Real Teachers: True Stories of Renegade Educatiors,
by Stuart Grauer
Publisher: SelectBooks
ISBN: 1590799704
240 pages, paperback
Published February 2013
Source: Goodreads First-Reads
It’s been a little over a week since I finished this book, and am now finally getting to post a review amid the busy flow of teaching this semester. Upon finishing it, and since, I vacillated between what ‘star’ rating I should give this collection of essays. In terms of expectations it was a bit of a disappointment to me, but in terms of judging it solely on what its own being it warrants higher consideration; so I went for the latter.
I expected this to be a collection of essays about “Real Teachers”, stories of different in-class experiences, perhaps even from multiple points of view. In a very broad interpretation it could be considered to be so. But really it is more of a series of reflections, a memoir of sorts, of Grauer’s personal experiences and view. Because Grauer breathes education and allows the subject to intersect all aspects of his existence and interactions, the ‘educational lessons’ and ‘teachers’ he accounts in each essay come from all aspects of experience and position, whether a professor, a Native American high school teacher, a child relative, or the impoverished citizens of rural Mexico. Each chapter memoir focuses on key themes or ideas related to education, both theoretical and practical. They are each personal reflections by Grauer on what he learned from each experience regarding how education can, and perhaps should, proceed.
Within this framework, Grauer accomplishes, above all, inspiration and food for further thought. Nicely, he includes victories, failures, and those educational experiences that fall somewhere in between. Similarly, some chapters are long and assertive in their conclusions, while others are brief and more meditative. While the reader might not agree with all of Grauer’s conclusions and statements, I don’t see that as the point of this book. It is not written to convince: as a memoir, not an ‘academic’ work, it lacks extensive citations to backup all assertions. Instead the point seems to be for Grauer to get the educator thinking more deeply and more holistically about the art of their vocation. And perhaps to recapture some of that passion and joy.

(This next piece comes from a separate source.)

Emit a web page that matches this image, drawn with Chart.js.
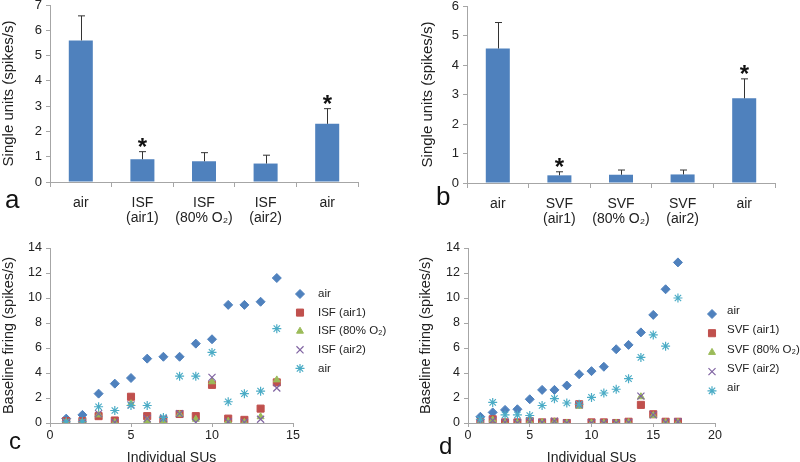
<!DOCTYPE html>
<html>
<head>
<meta charset="utf-8">
<script src="https://cdn.jsdelivr.net/npm/chart.js@4/dist/chart.umd.min.js"></script>
<style>
    body { margin: 0; background: #fff; width: 800px; height: 462px; overflow: hidden; position: relative;
           font-family: 'Liberation Sans', Arial, sans-serif; }
    .panel { position: absolute; width: 400px; height: 231px; }
    .letter { position: absolute; line-height: 1; color: #111; }
</style>
</head>
<body>
<div class="panel" style="left:0;top:0"><canvas id="chartA"></canvas></div>
<div class="panel" style="left:400px;top:0"><canvas id="chartB"></canvas></div>
<div class="panel" style="left:0;top:231px"><canvas id="chartC"></canvas></div>
<div class="panel" style="left:400px;top:231px"><canvas id="chartD"></canvas></div>
<div class="letter" style="left:5px;top:186px;font-size:26px">a</div>
<div class="letter" style="left:436px;top:183px;font-size:26px">b</div>
<div class="letter" style="left:9px;top:429px;font-size:24px">c</div>
<div class="letter" style="left:439px;top:434px;font-size:24px">d</div>
<script>
// panel a / b: mean firing per condition, error = SEM (top whisker only)
const labelsA = ['air', ['ISF', '(air1)'], ['ISF', '(80% O₂)'], ['ISF', '(air2)'], 'air'];
const meansA = [5.6, 0.9, 0.82, 0.73, 2.3];
const errorsA = [0.97, 0.3, 0.34, 0.33, 0.6];
const starsA = [false, true, false, false, true];

const labelsB = ['air', ['SVF', '(air1)'], ['SVF', '(80% O₂)'], ['SVF', '(air2)'], 'air'];
const meansB = [4.56, 0.26, 0.28, 0.29, 2.87];
const errorsB = [0.88, 0.12, 0.16, 0.15, 0.66];
const starsB = [false, true, false, false, true];

// panel c / d: individual single units
const unitsC = [1, 2, 3, 4, 5, 6, 7, 8, 9, 10, 11, 12, 13, 14];
const airC = [0.35, 0.65, 2.35, 3.15, 3.6, 5.15, 5.3, 5.3, 6.35, 6.7, 9.45, 9.45, 9.7, 11.6];
const isfAir1C = [0.15, 0.15, 0.55, 0.2, 2.1, 0.55, 0.25, 0.72, 0.55, 3.05, 0.35, 0.25, 1.15, 3.25];
const isfO2C = [0.05, 0.05, 0.65, 0.05, 1.55, 0.2, 0.15, 0.7, 0.3, 3.3, 0.15, 0.05, 0.5, 3.45];
const isfAir2C = [0.0, 0.0, 0.75, 0.05, 1.45, 0.35, 0.35, 0.75, 0.05, 3.65, 0.1, 0.05, 0.3, 2.8];
const airAfterC = [0.1, 0.1, 1.3, 1.0, 1.4, 1.4, 0.45, 3.75, 3.75, 5.65, 1.7, 2.35, 2.55, 7.55];

const unitsD = [1, 2, 3, 4, 5, 6, 7, 8, 9, 10, 11, 12, 13, 14, 15, 16, 17];
const airD = [0.5, 0.85, 1.05, 1.1, 1.9, 2.65, 2.65, 3.0, 3.9, 4.15, 4.5, 5.9, 6.25, 7.25, 8.65, 10.7, 12.85];
const svfAir1D = [0.05, 0.3, 0.05, 0.05, 0.15, 0.05, 0.1, 0.0, 1.5, 0.05, 0.05, 0.0, 0.1, 1.45, 0.7, 0.1, 0.1];
const svfO2D = [0.0, 0.25, 0.0, 0.0, 0.1, 0.05, 0.1, 0.0, 1.35, 0.0, 0.0, 0.0, 0.05, 2.1, 0.6, 0.05, 0.05];
const svfAir2D = [0.0, 0.2, 0.05, 0.0, 0.1, 0.05, 0.15, 0.0, 1.45, 0.0, 0.0, 0.0, 0.05, 2.15, 0.65, 0.05, 0.1];
const airAfterD = [0.3, 1.65, 0.65, 0.65, 0.6, 1.4, 1.95, 1.6, 1.5, 2.05, 2.4, 2.7, 3.55, 5.25, 7.05, 6.15, 10.0];

const BLUE = '#4f81bd', RED = '#c0504d', GREEN = '#9bbb59', PURPLE = '#8064a2', CYAN = '#4bacc6';
const AXIS = '#a6a6a6';

Chart.defaults.font.family = "'Liberation Sans', Arial, sans-serif";
Chart.defaults.color = '#222';
Chart.defaults.animation = false;

const errorBars = {
    id: 'errorBars',
    afterDatasetsDraw(chart, args, opts) {
        const ctx = chart.ctx;
        const y = chart.scales.y;
        const values = chart.data.datasets[0].data;
        ctx.save();
        ctx.strokeStyle = '#333';
        ctx.lineWidth = 1;
        ctx.fillStyle = '#111';
        ctx.font = "bold 24px 'Liberation Sans', Arial, sans-serif";
        ctx.textAlign = 'center';
        chart.getDatasetMeta(0).data.forEach((bar, i) => {
            const x = Math.round(bar.x) + 0.5;
            const yTop = y.getPixelForValue(values[i] + opts.errors[i]);
            const yBar = y.getPixelForValue(values[i]);
            ctx.beginPath();
            ctx.moveTo(x, yBar);
            ctx.lineTo(x, yTop);
            ctx.moveTo(x - 3.5, yTop);
            ctx.lineTo(x + 3.5, yTop);
            ctx.stroke();
            if (opts.stars[i]) {
                ctx.fillText('*', x, yTop + 3);
            }
        });
        ctx.restore();
    }
};

const markerLegend = {
    id: 'markerLegend',
    afterDraw(chart, args, opts) {
        const ctx = chart.ctx;
        ctx.save();
        ctx.font = "11.5px 'Liberation Sans', Arial, sans-serif";
        ctx.textBaseline = 'middle';
        chart.data.datasets.forEach((ds, i) => {
            const y = opts.y0 + i * opts.dy;
            ctx.fillStyle = ds.backgroundColor;
            ctx.strokeStyle = ds.borderColor;
            ctx.lineWidth = ds.pointBorderWidth;
            Chart.helpers.drawPoint(ctx, {
                pointStyle: ds.pointStyle, radius: ds.pointRadius, rotation: 0, borderWidth: ds.pointBorderWidth
            }, opts.x, y);
            ctx.fillStyle = '#222';
            ctx.fillText(ds.label, opts.textX, y + (opts.textDy || 0));
        });
        ctx.restore();
    }
};

function barChart(id, labels, means, errors, stars, yMax, pad, yWidth, xHeight, titlePad) {
    return new Chart(document.getElementById(id), {
        type: 'bar',
        data: {
            labels: labels,
            datasets: [{
                data: means,
                backgroundColor: BLUE,
                categoryPercentage: 1,
                barPercentage: 0.39
            }]
        },
        options: {
            responsive: true,
            maintainAspectRatio: false,
            layout: { padding: pad },
            plugins: {
                legend: { display: false },
                tooltip: { enabled: false },
                errorBars: { errors: errors, stars: stars }
            },
            scales: {
                x: {
                    grid: { drawOnChartArea: false, color: AXIS, tickLength: 5 },
                    border: { color: AXIS },
                    ticks: { font: { size: 14, lineHeight: 1.1 }, padding: 8, maxRotation: 0, autoSkip: false },
                    afterFit: s => { s.height = xHeight; }
                },
                y: {
                    min: 0,
                    max: yMax,
                    ticks: { stepSize: 1, font: { size: 13 }, padding: 4 },
                    grid: { drawOnChartArea: false, color: AXIS, tickLength: 4 },
                    border: { color: AXIS },
                    title: { display: true, text: 'Single units (spikes/s)', font: { size: 15 }, padding: titlePad },
                    afterFit: s => { s.width = yWidth; s.paddingTop = 0; s.paddingBottom = 0; }
                }
            }
        },
        plugins: [errorBars]
    });
}

function series(label, units, values, style, color, radius, width, order) {
    return {
        label: label,
        data: units.map((u, i) => ({ x: u, y: values[i] })),
        pointStyle: style,
        pointRadius: radius,
        pointBorderWidth: width,
        backgroundColor: color,
        borderColor: color,
        order: order
    };
}

function scatterChart(id, datasets, xMax, pad, yWidth, titlePad, legend) {
    return new Chart(document.getElementById(id), {
        type: 'scatter',
        data: { datasets: datasets },
        options: {
            responsive: true,
            maintainAspectRatio: false,
            layout: { padding: pad },
            plugins: {
                legend: { display: false },
                tooltip: { enabled: false },
                markerLegend: legend
            },
            scales: {
                x: {
                    min: 0,
                    max: xMax,
                    ticks: { stepSize: 5, font: { size: 12.5 }, padding: 1 },
                    grid: { drawOnChartArea: false, color: AXIS, tickLength: 4 },
                    border: { color: AXIS },
                    title: { display: true, text: 'Individual SUs', font: { size: 14, lineHeight: 0.6 }, padding: 0 },
                    afterFit: s => { s.height = 39; }
                },
                y: {
                    min: 0,
                    max: 14,
                    ticks: { stepSize: 2, font: { size: 12.5 }, padding: 4 },
                    grid: { drawOnChartArea: false, color: AXIS, tickLength: 4 },
                    border: { color: AXIS },
                    title: { display: true, text: 'Baseline firing (spikes/s)', font: { size: 14.5 }, padding: titlePad },
                    afterFit: s => { s.width = yWidth; }
                }
            }
        },
        plugins: [markerLegend]
    });
}

barChart('chartA', labelsA, meansA, errorsA, starsA, 7, { left: 0, right: 42, top: 5, bottom: 0 }, 50, 49, 0);
barChart('chartB', labelsB, meansB, errorsB, starsB, 6, { left: 15, right: 25, top: 6, bottom: 0 }, 52, 48, 4);

scatterChart('chartC', [
    series('air', unitsC, airC, 'rectRot', BLUE, 4.5, 1, 4),
    series('ISF (air1)', unitsC, isfAir1C, 'rect', RED, 5, 1, 3),
    series('ISF (80% O₂)', unitsC, isfO2C, 'triangle', GREEN, 4, 1, 2),
    series('ISF (air2)', unitsC, isfAir2C, 'crossRot', PURPLE, 5, 1.2, 1),
    series('air', unitsC, airAfterC, 'star', CYAN, 4.5, 1.2, 0)
], 15, { left: 0, right: 107, top: 17, bottom: 0 }, 50, 0, { x: 300, textX: 318, y0: 63, dy: 18.6 });

scatterChart('chartD', [
    series('air', unitsD, airD, 'rectRot', BLUE, 4.5, 1, 4),
    series('SVF (air1)', unitsD, svfAir1D, 'rect', RED, 5, 1, 3),
    series('SVF (80% O₂)', unitsD, svfO2D, 'triangle', GREEN, 4, 1, 2),
    series('SVF (air2)', unitsD, svfAir2D, 'crossRot', PURPLE, 5, 1.2, 1),
    series('air', unitsD, airAfterD, 'star', CYAN, 4.5, 1.2, 0)
], 20, { left: 15, right: 85, top: 17, bottom: 0 }, 53, 2, { x: 312, textX: 327, y0: 83, dy: 19.2, textDy: -3 });
</script>
</body>
</html>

The holistic aspects of education permeate the entire book, echoing the commitment of Grauer to his calling and underscoring the intense personal and deep connections involved in the education process between educator and student and the surrounding physical world and human culture. Being written by Grauer and prominently featuring his own private school, I feared the book would come across as self-serving and boastful. For the most part I didn’t find this to be the case. Most consistently, I found Grauer to be frankly honest and focused on a goal of increased personal learning. While Grauer comes across as particularly ‘liberal’ in the classic sense, the book is not remotely political, and Grauer likewise holds positions and ideas that are profoundly ‘conservative’ as well, all depending on what he has concluded engenders the greatest opportunity for real teaching.
At the end, I don’t actually know if there is a strict definition of what a “real teacher” is to Grauer, much as it is hard for a biologist like myself to come up with a simple one sentence definition of “life”. It would be interesting to read a book by Grauer that focuses more on solutions and firm facts regarding education, rather than relatively vague reflective meditations. But perhaps Grauer’s point is that there are no standardized solutions or universal firm facts of the teaching process, but a complex, adaptive relationship between people who require openness to getting things wrong and learning from one another through missteps.